• DATA EXCERPTS:

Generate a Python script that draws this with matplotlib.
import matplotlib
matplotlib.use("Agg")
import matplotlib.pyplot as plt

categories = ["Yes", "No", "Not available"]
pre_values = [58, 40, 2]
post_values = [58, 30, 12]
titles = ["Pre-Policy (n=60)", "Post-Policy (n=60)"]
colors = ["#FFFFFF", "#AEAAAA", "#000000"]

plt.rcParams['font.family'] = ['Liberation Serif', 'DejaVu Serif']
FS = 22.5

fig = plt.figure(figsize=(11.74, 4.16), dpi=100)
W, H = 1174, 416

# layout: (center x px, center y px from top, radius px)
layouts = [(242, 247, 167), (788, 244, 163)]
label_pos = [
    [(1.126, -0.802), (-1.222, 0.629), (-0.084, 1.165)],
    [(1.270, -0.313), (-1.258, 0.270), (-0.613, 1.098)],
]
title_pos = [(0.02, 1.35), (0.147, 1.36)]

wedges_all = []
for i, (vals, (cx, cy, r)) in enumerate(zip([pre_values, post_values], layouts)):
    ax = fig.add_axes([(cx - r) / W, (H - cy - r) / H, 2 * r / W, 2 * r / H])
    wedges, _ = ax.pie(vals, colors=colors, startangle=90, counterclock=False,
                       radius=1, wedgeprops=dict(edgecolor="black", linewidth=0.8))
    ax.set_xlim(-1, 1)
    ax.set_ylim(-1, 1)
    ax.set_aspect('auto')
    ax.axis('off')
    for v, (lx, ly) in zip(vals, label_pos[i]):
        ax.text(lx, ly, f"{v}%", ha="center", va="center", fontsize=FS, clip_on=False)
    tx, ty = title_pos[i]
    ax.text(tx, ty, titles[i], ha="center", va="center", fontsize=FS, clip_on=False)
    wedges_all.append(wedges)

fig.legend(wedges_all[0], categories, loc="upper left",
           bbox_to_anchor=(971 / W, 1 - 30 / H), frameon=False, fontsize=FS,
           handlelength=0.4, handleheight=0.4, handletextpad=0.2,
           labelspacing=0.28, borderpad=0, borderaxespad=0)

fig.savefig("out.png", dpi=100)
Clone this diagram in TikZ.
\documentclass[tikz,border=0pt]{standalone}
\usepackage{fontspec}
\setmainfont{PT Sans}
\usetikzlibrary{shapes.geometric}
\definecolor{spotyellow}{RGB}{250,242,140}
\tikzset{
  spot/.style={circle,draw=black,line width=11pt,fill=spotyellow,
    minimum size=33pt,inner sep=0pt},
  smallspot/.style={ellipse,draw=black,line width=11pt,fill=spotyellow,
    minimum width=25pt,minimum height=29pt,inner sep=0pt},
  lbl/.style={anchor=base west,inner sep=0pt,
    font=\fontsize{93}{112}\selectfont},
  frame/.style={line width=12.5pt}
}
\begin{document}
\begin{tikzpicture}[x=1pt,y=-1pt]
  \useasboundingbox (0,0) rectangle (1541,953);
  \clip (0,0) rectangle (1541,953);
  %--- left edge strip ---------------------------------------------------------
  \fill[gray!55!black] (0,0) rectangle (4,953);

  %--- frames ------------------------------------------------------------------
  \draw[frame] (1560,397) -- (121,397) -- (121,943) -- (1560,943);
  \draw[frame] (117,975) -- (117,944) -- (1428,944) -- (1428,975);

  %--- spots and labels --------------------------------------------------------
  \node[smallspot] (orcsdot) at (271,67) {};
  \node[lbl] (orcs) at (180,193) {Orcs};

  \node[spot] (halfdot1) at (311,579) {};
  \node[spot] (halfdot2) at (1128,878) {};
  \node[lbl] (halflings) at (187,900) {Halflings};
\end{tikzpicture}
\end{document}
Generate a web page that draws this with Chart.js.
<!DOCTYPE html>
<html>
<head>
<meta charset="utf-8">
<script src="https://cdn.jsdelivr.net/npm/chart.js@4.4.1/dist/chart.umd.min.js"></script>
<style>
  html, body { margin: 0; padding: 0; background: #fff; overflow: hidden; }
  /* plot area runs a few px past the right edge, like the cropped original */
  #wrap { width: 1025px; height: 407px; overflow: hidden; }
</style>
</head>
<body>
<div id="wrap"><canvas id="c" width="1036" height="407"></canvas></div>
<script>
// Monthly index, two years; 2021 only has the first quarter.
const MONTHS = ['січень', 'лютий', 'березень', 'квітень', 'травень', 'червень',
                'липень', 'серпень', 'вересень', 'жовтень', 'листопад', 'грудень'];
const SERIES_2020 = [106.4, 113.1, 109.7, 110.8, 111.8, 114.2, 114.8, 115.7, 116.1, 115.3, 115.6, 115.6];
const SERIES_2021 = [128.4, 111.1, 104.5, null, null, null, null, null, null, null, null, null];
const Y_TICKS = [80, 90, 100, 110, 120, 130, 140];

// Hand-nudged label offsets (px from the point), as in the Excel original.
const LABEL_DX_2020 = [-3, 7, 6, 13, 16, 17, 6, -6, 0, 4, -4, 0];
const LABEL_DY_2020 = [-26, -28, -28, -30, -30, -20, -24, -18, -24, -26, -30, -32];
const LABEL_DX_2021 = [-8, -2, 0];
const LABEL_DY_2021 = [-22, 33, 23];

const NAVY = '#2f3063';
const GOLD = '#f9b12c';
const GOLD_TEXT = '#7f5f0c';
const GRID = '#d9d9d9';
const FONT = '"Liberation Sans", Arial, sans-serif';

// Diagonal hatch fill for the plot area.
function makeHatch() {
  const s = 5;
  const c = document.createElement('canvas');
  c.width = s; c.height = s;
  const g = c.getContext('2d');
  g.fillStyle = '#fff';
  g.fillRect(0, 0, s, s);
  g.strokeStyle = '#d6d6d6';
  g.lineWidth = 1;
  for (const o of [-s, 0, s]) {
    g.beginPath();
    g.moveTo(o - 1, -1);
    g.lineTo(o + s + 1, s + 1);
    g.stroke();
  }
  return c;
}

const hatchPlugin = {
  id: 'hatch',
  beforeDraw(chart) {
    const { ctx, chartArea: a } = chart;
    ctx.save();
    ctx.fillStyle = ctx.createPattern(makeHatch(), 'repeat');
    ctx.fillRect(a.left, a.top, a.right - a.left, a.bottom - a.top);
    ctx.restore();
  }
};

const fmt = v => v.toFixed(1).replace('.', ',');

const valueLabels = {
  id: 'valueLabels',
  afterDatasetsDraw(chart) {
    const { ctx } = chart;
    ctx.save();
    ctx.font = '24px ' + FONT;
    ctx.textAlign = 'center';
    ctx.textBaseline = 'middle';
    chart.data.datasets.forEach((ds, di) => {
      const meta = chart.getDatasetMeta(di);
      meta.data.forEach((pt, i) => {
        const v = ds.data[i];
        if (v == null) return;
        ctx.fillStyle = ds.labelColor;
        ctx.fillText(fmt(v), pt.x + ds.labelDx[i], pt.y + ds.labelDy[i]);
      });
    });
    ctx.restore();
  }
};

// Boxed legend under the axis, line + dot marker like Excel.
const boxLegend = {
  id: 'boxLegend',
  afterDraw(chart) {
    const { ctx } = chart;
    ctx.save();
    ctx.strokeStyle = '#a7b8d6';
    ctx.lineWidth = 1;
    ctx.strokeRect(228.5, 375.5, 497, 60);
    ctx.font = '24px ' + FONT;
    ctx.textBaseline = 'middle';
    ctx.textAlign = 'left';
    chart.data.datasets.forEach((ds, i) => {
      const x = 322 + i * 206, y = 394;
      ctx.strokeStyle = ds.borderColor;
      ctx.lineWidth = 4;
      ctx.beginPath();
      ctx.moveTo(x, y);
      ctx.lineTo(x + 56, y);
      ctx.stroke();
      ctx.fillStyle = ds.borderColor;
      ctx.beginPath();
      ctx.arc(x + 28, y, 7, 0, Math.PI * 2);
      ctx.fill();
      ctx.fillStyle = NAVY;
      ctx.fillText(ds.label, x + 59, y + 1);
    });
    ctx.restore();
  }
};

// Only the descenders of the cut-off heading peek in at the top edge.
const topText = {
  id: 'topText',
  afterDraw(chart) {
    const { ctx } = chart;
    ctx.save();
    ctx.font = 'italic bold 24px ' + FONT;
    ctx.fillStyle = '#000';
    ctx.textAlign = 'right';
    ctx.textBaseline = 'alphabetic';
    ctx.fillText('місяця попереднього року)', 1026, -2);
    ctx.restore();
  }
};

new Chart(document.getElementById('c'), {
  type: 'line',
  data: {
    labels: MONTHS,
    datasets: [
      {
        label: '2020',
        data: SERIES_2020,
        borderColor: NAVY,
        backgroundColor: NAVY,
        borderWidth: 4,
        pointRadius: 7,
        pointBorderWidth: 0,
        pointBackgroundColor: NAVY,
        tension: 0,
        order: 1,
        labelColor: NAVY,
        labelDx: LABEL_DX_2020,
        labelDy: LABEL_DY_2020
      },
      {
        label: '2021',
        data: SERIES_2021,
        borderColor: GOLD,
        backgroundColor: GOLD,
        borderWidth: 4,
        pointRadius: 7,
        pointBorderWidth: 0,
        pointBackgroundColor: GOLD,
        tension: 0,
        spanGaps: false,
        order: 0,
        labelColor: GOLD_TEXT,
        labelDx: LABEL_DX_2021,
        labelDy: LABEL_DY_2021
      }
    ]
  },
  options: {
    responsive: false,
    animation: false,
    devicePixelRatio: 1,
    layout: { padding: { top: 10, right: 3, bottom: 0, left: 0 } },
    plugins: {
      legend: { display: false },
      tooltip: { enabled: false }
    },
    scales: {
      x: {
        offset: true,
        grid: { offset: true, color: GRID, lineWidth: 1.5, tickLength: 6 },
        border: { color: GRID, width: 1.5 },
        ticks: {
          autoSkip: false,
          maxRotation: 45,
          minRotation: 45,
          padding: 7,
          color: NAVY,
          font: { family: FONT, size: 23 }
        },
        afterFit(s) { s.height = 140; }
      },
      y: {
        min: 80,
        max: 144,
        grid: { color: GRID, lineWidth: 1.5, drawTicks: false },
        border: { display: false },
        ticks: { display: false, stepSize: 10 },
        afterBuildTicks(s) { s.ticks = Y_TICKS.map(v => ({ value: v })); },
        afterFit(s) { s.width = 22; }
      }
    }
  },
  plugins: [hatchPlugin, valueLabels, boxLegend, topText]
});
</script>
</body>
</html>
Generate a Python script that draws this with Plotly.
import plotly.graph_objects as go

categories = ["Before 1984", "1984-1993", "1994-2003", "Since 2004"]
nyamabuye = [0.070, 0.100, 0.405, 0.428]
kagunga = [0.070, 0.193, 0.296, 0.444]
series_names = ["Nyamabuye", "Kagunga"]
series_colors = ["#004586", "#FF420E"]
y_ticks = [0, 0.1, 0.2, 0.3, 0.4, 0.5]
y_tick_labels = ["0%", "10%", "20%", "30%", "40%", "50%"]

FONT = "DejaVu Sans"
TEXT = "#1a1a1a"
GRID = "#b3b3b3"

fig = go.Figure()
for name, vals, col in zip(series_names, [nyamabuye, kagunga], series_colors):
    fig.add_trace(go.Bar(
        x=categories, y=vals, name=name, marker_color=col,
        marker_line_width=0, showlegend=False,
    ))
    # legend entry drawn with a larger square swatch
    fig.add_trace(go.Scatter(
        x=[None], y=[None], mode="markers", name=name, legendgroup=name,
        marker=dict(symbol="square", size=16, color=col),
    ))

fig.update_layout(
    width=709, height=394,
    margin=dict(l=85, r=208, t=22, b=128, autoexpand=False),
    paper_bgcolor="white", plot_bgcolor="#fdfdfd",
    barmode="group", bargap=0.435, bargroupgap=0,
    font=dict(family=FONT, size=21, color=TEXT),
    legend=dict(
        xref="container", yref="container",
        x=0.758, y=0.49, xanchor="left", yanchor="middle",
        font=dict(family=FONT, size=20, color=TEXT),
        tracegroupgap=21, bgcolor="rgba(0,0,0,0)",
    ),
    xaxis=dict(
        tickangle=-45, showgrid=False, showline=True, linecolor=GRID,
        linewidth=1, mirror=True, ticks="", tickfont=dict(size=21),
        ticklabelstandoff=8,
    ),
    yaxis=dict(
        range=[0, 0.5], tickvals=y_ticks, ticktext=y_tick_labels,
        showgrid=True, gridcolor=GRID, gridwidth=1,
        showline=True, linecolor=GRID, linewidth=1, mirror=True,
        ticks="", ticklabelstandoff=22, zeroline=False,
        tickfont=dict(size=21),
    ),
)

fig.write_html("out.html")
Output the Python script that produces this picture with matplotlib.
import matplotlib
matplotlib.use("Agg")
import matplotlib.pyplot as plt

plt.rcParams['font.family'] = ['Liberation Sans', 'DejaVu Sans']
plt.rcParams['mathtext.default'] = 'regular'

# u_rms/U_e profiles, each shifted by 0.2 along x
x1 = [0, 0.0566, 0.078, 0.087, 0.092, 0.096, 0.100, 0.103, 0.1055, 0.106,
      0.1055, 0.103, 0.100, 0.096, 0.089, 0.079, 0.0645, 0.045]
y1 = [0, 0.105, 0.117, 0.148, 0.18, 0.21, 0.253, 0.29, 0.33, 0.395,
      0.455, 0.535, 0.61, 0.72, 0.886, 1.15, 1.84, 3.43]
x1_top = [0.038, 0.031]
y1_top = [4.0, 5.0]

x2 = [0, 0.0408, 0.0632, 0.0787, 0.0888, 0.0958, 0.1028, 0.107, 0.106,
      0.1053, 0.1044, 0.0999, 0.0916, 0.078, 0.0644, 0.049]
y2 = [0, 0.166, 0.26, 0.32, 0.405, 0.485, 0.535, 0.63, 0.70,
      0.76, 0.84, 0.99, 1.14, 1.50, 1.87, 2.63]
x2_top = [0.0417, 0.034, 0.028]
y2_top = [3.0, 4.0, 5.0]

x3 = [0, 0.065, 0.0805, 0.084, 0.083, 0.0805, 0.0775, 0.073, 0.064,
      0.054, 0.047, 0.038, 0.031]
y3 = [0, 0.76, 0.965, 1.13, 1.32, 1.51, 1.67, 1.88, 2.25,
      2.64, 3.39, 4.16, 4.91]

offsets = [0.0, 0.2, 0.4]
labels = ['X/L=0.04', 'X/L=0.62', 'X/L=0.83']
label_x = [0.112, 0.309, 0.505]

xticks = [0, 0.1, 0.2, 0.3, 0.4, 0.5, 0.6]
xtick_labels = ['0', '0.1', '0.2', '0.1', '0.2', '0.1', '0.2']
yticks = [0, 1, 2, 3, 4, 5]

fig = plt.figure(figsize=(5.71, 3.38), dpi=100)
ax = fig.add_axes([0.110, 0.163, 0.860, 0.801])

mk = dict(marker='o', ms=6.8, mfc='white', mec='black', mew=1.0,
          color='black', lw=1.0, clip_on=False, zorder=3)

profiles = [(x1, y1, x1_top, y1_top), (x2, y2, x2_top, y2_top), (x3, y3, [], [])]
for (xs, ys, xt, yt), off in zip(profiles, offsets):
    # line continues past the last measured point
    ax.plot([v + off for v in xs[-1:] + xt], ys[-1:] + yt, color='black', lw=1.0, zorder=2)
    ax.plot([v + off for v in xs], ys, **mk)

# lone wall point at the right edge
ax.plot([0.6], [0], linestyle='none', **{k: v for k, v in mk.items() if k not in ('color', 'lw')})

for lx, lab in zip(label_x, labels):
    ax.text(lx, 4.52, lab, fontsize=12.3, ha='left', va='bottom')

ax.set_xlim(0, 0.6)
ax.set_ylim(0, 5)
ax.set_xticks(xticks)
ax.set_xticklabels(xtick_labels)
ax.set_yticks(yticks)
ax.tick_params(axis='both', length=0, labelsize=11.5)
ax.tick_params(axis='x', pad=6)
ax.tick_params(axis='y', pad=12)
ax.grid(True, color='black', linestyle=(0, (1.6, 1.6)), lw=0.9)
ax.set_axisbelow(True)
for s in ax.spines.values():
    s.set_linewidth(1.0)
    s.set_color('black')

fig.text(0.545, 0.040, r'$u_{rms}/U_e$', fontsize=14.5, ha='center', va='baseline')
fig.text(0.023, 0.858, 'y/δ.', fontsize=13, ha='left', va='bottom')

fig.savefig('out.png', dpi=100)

• EXERCISE INSTRUCTIONS:
Which lines above contain "with"? Show each of them.

• RESPONSE:
Generate a Python script that draws this with matplotlib.
Generate a web page that draws this with Chart.js.
Generate a Python script that draws this with Plotly.
    # legend entry drawn with a larger square swatch
Output the Python script that produces this picture with matplotlib.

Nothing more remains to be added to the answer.